begin

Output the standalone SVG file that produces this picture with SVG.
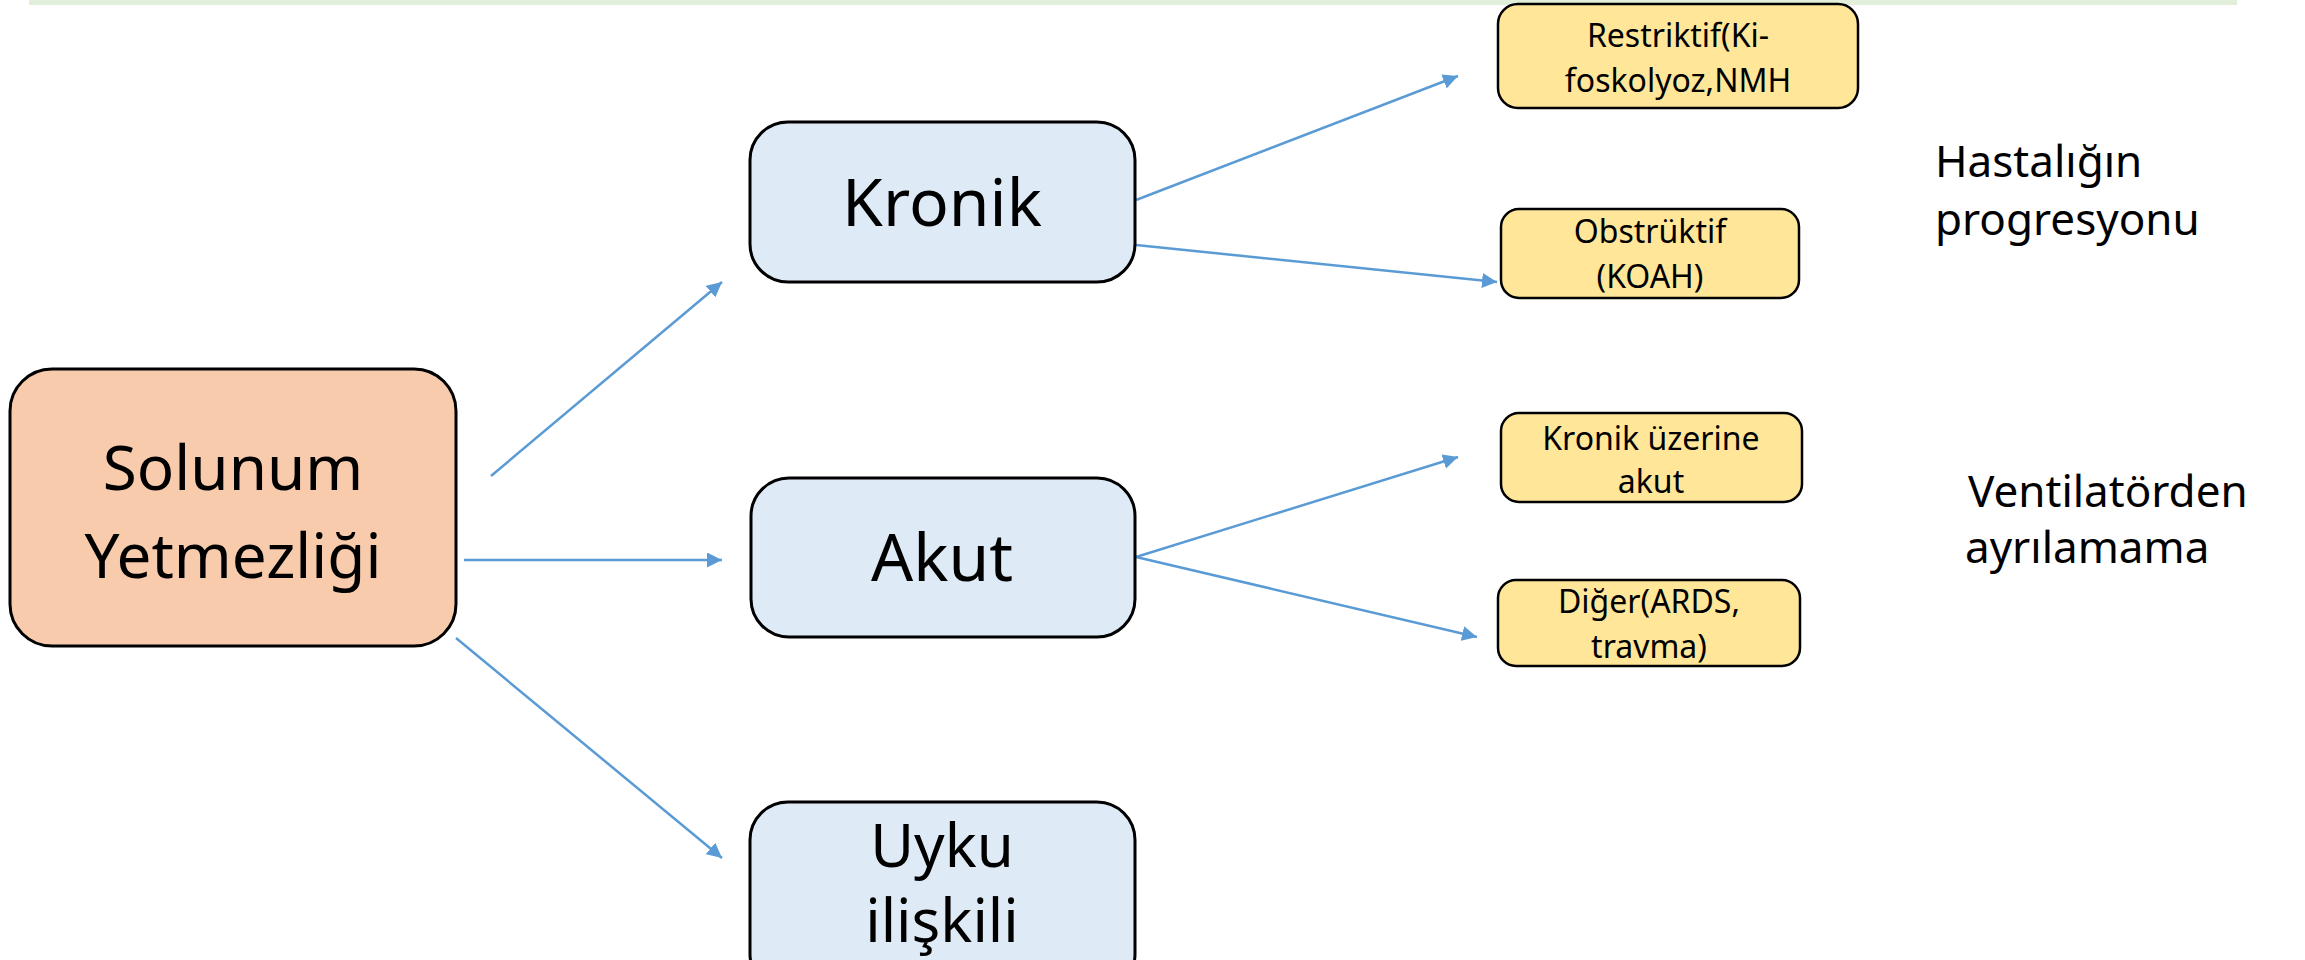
<svg xmlns="http://www.w3.org/2000/svg" width="2305" height="960" viewBox="0 0 2305 960">
<style>
.t{font-family:"Comic Sans MS","Noto Sans",sans-serif;fill:#000;text-anchor:middle}
.main{fill:#F8CBAD;stroke:#000;stroke-width:3}
.blue{fill:#DEEBF7;stroke:#000;stroke-width:3}
.yel{fill:#FFE699;stroke:#000;stroke-width:2.5}
.c{stroke:#5B9BD5;stroke-width:2.5;fill:none;marker-end:url(#ah)}
</style>
<defs>
<marker id="ah" viewBox="0 0 10 10" refX="10" refY="5" markerWidth="6" markerHeight="6" markerUnits="strokeWidth" orient="auto">
<path d="M0,0 L10,5 L0,10 z" fill="#5B9BD5"/>
</marker>
</defs>
<rect x="29" y="0" width="2208" height="5" fill="#E2EFDA"/>
<g id="connectors">
<line class="c" x1="491" y1="476" x2="722" y2="282"/>
<line class="c" x1="464" y1="560" x2="722" y2="560"/>
<line class="c" x1="456" y1="638" x2="722" y2="858"/>
<line class="c" x1="1136" y1="200" x2="1458" y2="76"/>
<line class="c" x1="1136" y1="245" x2="1497" y2="282"/>
<line class="c" x1="1136" y1="557" x2="1458" y2="457"/>
<line class="c" x1="1136" y1="557" x2="1477" y2="637"/>
</g>
<g id="solunum">
<rect class="main" x="10" y="369" width="446" height="277" rx="42"/>
<text class="t" x="233" y="490" font-size="62">Solunum</text>
<text class="t" x="233" y="578" font-size="62">Yetmezliği</text>
</g>
<g id="kronik">
<rect class="blue" x="750" y="122" width="385" height="160" rx="38"/>
<text class="t" x="942" y="226" font-size="66">Kronik</text>
</g>
<g id="akut">
<rect class="blue" x="751" y="478" width="384" height="159" rx="38"/>
<text class="t" x="942" y="581" font-size="66">Akut</text>
</g>
<g id="uyku">
<rect class="blue" x="750" y="802" width="385" height="190" rx="38"/>
<text class="t" x="942" y="867" font-size="60">Uyku</text>
<text class="t" x="942" y="942" font-size="60">ilişkili</text>
</g>
<g id="restriktif">
<rect class="yel" x="1498" y="4" width="360" height="104" rx="20"/>
<text class="t" x="1678" y="47" font-size="32">Restriktif(Ki-</text>
<text class="t" x="1678" y="92" font-size="32">foskolyoz,NMH</text>
</g>
<g id="obstruktif">
<rect class="yel" x="1501" y="209" width="298" height="89" rx="18"/>
<text class="t" x="1650" y="243" font-size="32">Obstrüktif</text>
<text class="t" x="1650" y="288" font-size="32">(KOAH)</text>
</g>
<g id="kronik-uzerine">
<rect class="yel" x="1501" y="413" width="301" height="89" rx="18"/>
<text class="t" x="1651" y="450" font-size="32">Kronik üzerine</text>
<text class="t" x="1651" y="493" font-size="32">akut</text>
</g>
<g id="diger">
<rect class="yel" x="1498" y="580" width="302" height="86" rx="18"/>
<text class="t" x="1649" y="613" font-size="32">Diğer(ARDS,</text>
<text class="t" x="1649" y="658" font-size="32">travma)</text>
</g>
<g id="hastaligin">
<text class="t" style="text-anchor:start" x="1935" y="177" font-size="44">Hastalığın</text>
<text class="t" style="text-anchor:start" x="1935" y="235" font-size="44">progresyonu</text>
</g>
<g id="ventilator">
<text class="t" style="text-anchor:start" x="1968" y="507" font-size="44">Ventilatörden</text>
<text class="t" style="text-anchor:start" x="1965" y="563" font-size="44">ayrılamama</text>
</g>
</svg>
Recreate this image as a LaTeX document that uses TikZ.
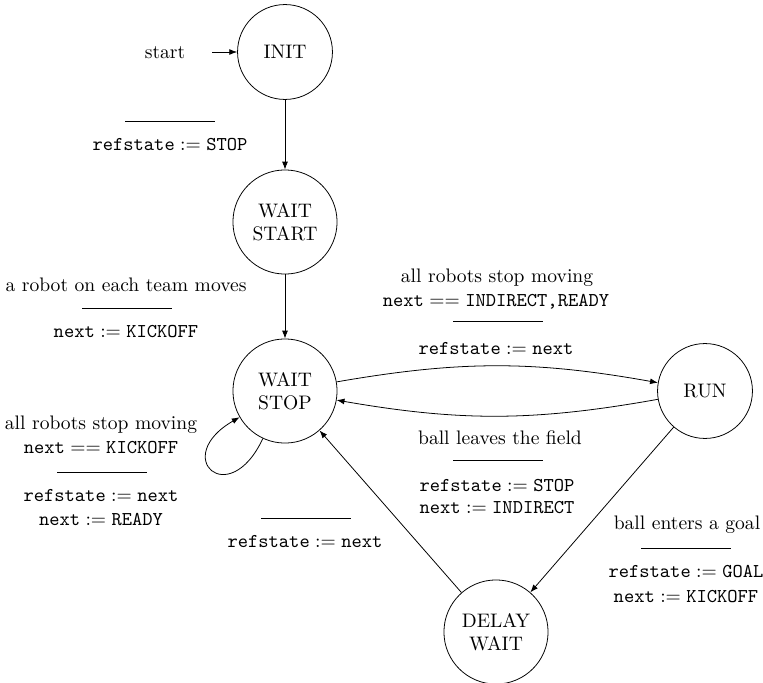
\documentclass[tikz,border=0pt]{standalone}
\usetikzlibrary{arrows.meta}
\newcommand{\asn}{${}:={}$}
\newcommand{\eqq}{${}=={}$}
\begin{document}
\begin{tikzpicture}[x=0.511pt,y=-0.511pt,
  >={Latex[length=4pt,width=3pt]},
  st/.style={draw,circle,inner sep=0pt,align=center},
  stsmall/.style={st,minimum size=48.5pt},
  stbig/.style={st,minimum size=53.2pt},
  lbl/.style={inner sep=0pt},
  bar/.style={line width=0.4pt}]
\useasboundingbox (0,0) rectangle (763,683);
% states
\node[stsmall] (init) at (285,52) {INIT};
\node[stbig] (wstart) at (285,222) {WAIT\\START};
\node[stbig] (wstop) at (285,391) {WAIT\\STOP};
\node[stsmall] (run) at (705,391) {RUN};
\node[stbig] (delay) at (496,632) {DELAY\\WAIT};
% start
\node[lbl] (start) at (165,53) {start};
\coordinate (startpt) at (212,52);
% edges
\draw[->] (startpt) -- (init);
\draw[->] (init) -- (wstart);
\draw[->] (wstart) -- (wstop);
\draw[->] (wstop) to[bend left=10] (run);
\draw[->] (run) to[bend left=10] (wstop);
\draw[->] (wstop.245) .. controls +(245:41pt) and +(210:41pt) .. (wstop.210);
\draw[->] (run) -- (delay);
\draw[->] (delay) -- (wstop);
% label INIT -> WAIT START
\draw[bar] (125,121) -- (215,121);
\node[lbl] (l1a) at (170,145) {\texttt{refstate}\asn\texttt{STOP}};
% label WAIT START -> WAIT STOP
\node[lbl] (l2c) at (126,285) {a robot on each team moves};
\draw[bar] (82,308) -- (172,308);
\node[lbl] (l2a) at (126,332) {\texttt{next}\asn\texttt{KICKOFF}};
% label WAIT STOP -> RUN
\node[lbl] (l3c) at (497,278) {all robots stop moving};
\node[lbl] (l3d) at (496,302) {\texttt{next}\eqq\texttt{INDIRECT,READY}};
\draw[bar] (453,321) -- (543,321);
\node[lbl] (l3a) at (496,349) {\texttt{refstate}\asn\texttt{next}};
% label RUN -> WAIT STOP
\node[lbl] (l4c) at (500,438) {ball leaves the field};
\draw[bar] (453,460) -- (543,460);
\node[lbl] (l4a) at (497,486) {\texttt{refstate}\asn\texttt{STOP}};
\node[lbl] (l4b) at (497,508) {\texttt{next}\asn\texttt{INDIRECT}};
% loop label
\node[lbl] (l5c) at (101,425) {all robots stop moving};
\node[lbl] (l5d) at (101,448) {\texttt{next}\eqq\texttt{KICKOFF}};
\draw[bar] (57,472) -- (147,472);
\node[lbl] (l5a) at (101,496) {\texttt{refstate}\asn\texttt{next}};
\node[lbl] (l5b) at (101,520) {\texttt{next}\asn\texttt{READY}};
% label DELAY WAIT -> WAIT STOP
\draw[bar] (261,518) -- (351,518);
\node[lbl] (l6a) at (305,542) {\texttt{refstate}\asn\texttt{next}};
% label RUN -> DELAY WAIT
\node[lbl] (l7c) at (687,525) {ball enters a goal};
\draw[bar] (641,548) -- (731,548);
\node[lbl] (l7a) at (686,572) {\texttt{refstate}\asn\texttt{GOAL}};
\node[lbl] (l7b) at (686,597) {\texttt{next}\asn\texttt{KICKOFF}};
\end{tikzpicture}
\end{document}
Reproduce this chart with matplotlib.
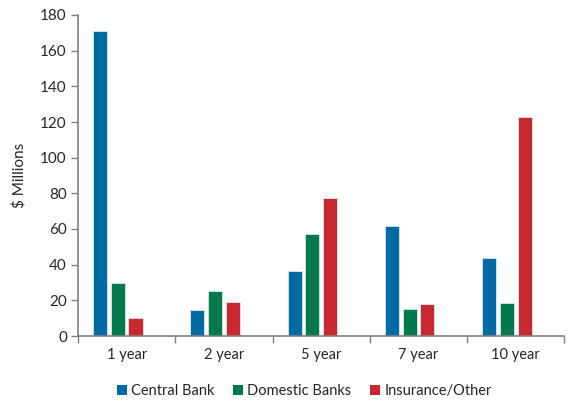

end

Exercise task: Make a verbatim copy of all the entries and strip out the pictures.

Problem solution:
Output the standalone SVG file that produces this picture with SVG.
<svg xmlns="http://www.w3.org/2000/svg" width="2305" height="960" viewBox="0 0 2305 960">
<style>
.t{font-family:"Comic Sans MS","Noto Sans",sans-serif;fill:#000;text-anchor:middle}
.main{fill:#F8CBAD;stroke:#000;stroke-width:3}
.blue{fill:#DEEBF7;stroke:#000;stroke-width:3}
.yel{fill:#FFE699;stroke:#000;stroke-width:2.5}
.c{stroke:#5B9BD5;stroke-width:2.5;fill:none;marker-end:url(#ah)}
</style>
<defs>
<marker id="ah" viewBox="0 0 10 10" refX="10" refY="5" markerWidth="6" markerHeight="6" markerUnits="strokeWidth" orient="auto">
<path d="M0,0 L10,5 L0,10 z" fill="#5B9BD5"/>
</marker>
</defs>
<rect x="29" y="0" width="2208" height="5" fill="#E2EFDA"/>
<g id="connectors">
<line class="c" x1="491" y1="476" x2="722" y2="282"/>
<line class="c" x1="464" y1="560" x2="722" y2="560"/>
<line class="c" x1="456" y1="638" x2="722" y2="858"/>
<line class="c" x1="1136" y1="200" x2="1458" y2="76"/>
<line class="c" x1="1136" y1="245" x2="1497" y2="282"/>
<line class="c" x1="1136" y1="557" x2="1458" y2="457"/>
<line class="c" x1="1136" y1="557" x2="1477" y2="637"/>
</g>
<g id="solunum">
<rect class="main" x="10" y="369" width="446" height="277" rx="42"/>
<text class="t" x="233" y="490" font-size="62">Solunum</text>
<text class="t" x="233" y="578" font-size="62">Yetmezliği</text>
</g>
<g id="kronik">
<rect class="blue" x="750" y="122" width="385" height="160" rx="38"/>
<text class="t" x="942" y="226" font-size="66">Kronik</text>
</g>
<g id="akut">
<rect class="blue" x="751" y="478" width="384" height="159" rx="38"/>
<text class="t" x="942" y="581" font-size="66">Akut</text>
</g>
<g id="uyku">
<rect class="blue" x="750" y="802" width="385" height="190" rx="38"/>
<text class="t" x="942" y="867" font-size="60">Uyku</text>
<text class="t" x="942" y="942" font-size="60">ilişkili</text>
</g>
<g id="restriktif">
<rect class="yel" x="1498" y="4" width="360" height="104" rx="20"/>
<text class="t" x="1678" y="47" font-size="32">Restriktif(Ki-</text>
<text class="t" x="1678" y="92" font-size="32">foskolyoz,NMH</text>
</g>
<g id="obstruktif">
<rect class="yel" x="1501" y="209" width="298" height="89" rx="18"/>
<text class="t" x="1650" y="243" font-size="32">Obstrüktif</text>
<text class="t" x="1650" y="288" font-size="32">(KOAH)</text>
</g>
<g id="kronik-uzerine">
<rect class="yel" x="1501" y="413" width="301" height="89" rx="18"/>
<text class="t" x="1651" y="450" font-size="32">Kronik üzerine</text>
<text class="t" x="1651" y="493" font-size="32">akut</text>
</g>
<g id="diger">
<rect class="yel" x="1498" y="580" width="302" height="86" rx="18"/>
<text class="t" x="1649" y="613" font-size="32">Diğer(ARDS,</text>
<text class="t" x="1649" y="658" font-size="32">travma)</text>
</g>
<g id="hastaligin">
<text class="t" style="text-anchor:start" x="1935" y="177" font-size="44">Hastalığın</text>
<text class="t" style="text-anchor:start" x="1935" y="235" font-size="44">progresyonu</text>
</g>
<g id="ventilator">
<text class="t" style="text-anchor:start" x="1968" y="507" font-size="44">Ventilatörden</text>
<text class="t" style="text-anchor:start" x="1965" y="563" font-size="44">ayrılamama</text>
</g>
</svg>
Recreate this image as a LaTeX document that uses TikZ.
\documentclass[tikz,border=0pt]{standalone}
\usetikzlibrary{arrows.meta}
\newcommand{\asn}{${}:={}$}
\newcommand{\eqq}{${}=={}$}
\begin{document}
\begin{tikzpicture}[x=0.511pt,y=-0.511pt,
  >={Latex[length=4pt,width=3pt]},
  st/.style={draw,circle,inner sep=0pt,align=center},
  stsmall/.style={st,minimum size=48.5pt},
  stbig/.style={st,minimum size=53.2pt},
  lbl/.style={inner sep=0pt},
  bar/.style={line width=0.4pt}]
\useasboundingbox (0,0) rectangle (763,683);
% states
\node[stsmall] (init) at (285,52) {INIT};
\node[stbig] (wstart) at (285,222) {WAIT\\START};
\node[stbig] (wstop) at (285,391) {WAIT\\STOP};
\node[stsmall] (run) at (705,391) {RUN};
\node[stbig] (delay) at (496,632) {DELAY\\WAIT};
% start
\node[lbl] (start) at (165,53) {start};
\coordinate (startpt) at (212,52);
% edges
\draw[->] (startpt) -- (init);
\draw[->] (init) -- (wstart);
\draw[->] (wstart) -- (wstop);
\draw[->] (wstop) to[bend left=10] (run);
\draw[->] (run) to[bend left=10] (wstop);
\draw[->] (wstop.245) .. controls +(245:41pt) and +(210:41pt) .. (wstop.210);
\draw[->] (run) -- (delay);
\draw[->] (delay) -- (wstop);
% label INIT -> WAIT START
\draw[bar] (125,121) -- (215,121);
\node[lbl] (l1a) at (170,145) {\texttt{refstate}\asn\texttt{STOP}};
% label WAIT START -> WAIT STOP
\node[lbl] (l2c) at (126,285) {a robot on each team moves};
\draw[bar] (82,308) -- (172,308);
\node[lbl] (l2a) at (126,332) {\texttt{next}\asn\texttt{KICKOFF}};
% label WAIT STOP -> RUN
\node[lbl] (l3c) at (497,278) {all robots stop moving};
\node[lbl] (l3d) at (496,302) {\texttt{next}\eqq\texttt{INDIRECT,READY}};
\draw[bar] (453,321) -- (543,321);
\node[lbl] (l3a) at (496,349) {\texttt{refstate}\asn\texttt{next}};
% label RUN -> WAIT STOP
\node[lbl] (l4c) at (500,438) {ball leaves the field};
\draw[bar] (453,460) -- (543,460);
\node[lbl] (l4a) at (497,486) {\texttt{refstate}\asn\texttt{STOP}};
\node[lbl] (l4b) at (497,508) {\texttt{next}\asn\texttt{INDIRECT}};
% loop label
\node[lbl] (l5c) at (101,425) {all robots stop moving};
\node[lbl] (l5d) at (101,448) {\texttt{next}\eqq\texttt{KICKOFF}};
\draw[bar] (57,472) -- (147,472);
\node[lbl] (l5a) at (101,496) {\texttt{refstate}\asn\texttt{next}};
\node[lbl] (l5b) at (101,520) {\texttt{next}\asn\texttt{READY}};
% label DELAY WAIT -> WAIT STOP
\draw[bar] (261,518) -- (351,518);
\node[lbl] (l6a) at (305,542) {\texttt{refstate}\asn\texttt{next}};
% label RUN -> DELAY WAIT
\node[lbl] (l7c) at (687,525) {ball enters a goal};
\draw[bar] (641,548) -- (731,548);
\node[lbl] (l7a) at (686,572) {\texttt{refstate}\asn\texttt{GOAL}};
\node[lbl] (l7b) at (686,597) {\texttt{next}\asn\texttt{KICKOFF}};
\end{tikzpicture}
\end{document}
Reproduce this chart with matplotlib.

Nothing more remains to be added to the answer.